Tell Anna She’s Safe – Book Review

by Carolyn Ciccoritti

Crimes against women: manipulation, abuse, murder. Tell Anna She’s Safe, a novel by Brenda Missen, weaves fiction out of true crime.

In 1995, Ottawa journalist Louise Ellis went missing. A friend came upon her abandoned car and began what would be a three month search to find her. All that remained were bones from the body that had been dumped in a field in Wakefield, Quebec. Brett Morgan, the convict with whom she’d fallen in love, was charged with her murder. Ellis had worked to secure Morgan an early release from prison and the two were living together at the time of her disappearance.

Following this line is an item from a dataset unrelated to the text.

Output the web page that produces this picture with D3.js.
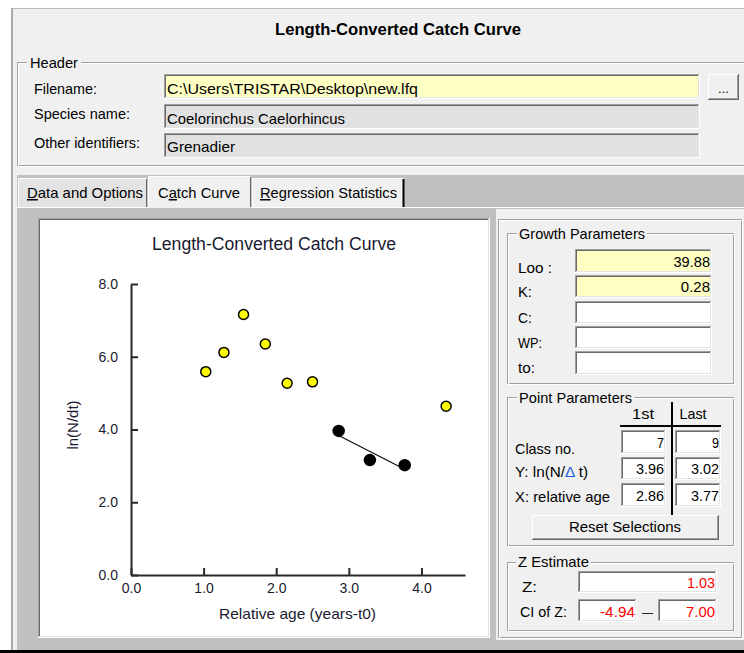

Author Missen was the friend who discovered Ellis’s empty vehicle. She deftly recounts the story of the disappearance, discovery, and murder trial through twin narratives: her own and the missing woman’s. (The names of the characters have been changed, but the staggering truth of the story remains.) Through both voices we are able to see beyond what would be deemed a typical good woman conned by bad man headline, and into the personal struggles that can occur in any woman’s mind. The tale is at once personal and frightening; the horror of the actual events sharpened by our proximity to it.

Tell Anna She’s Safe is a gripping tale. Read’s Book Shop in Carleton Place  will host a book signing and reading by Ms. Missen on Thursday, July 28th, from 6:30 -8:30.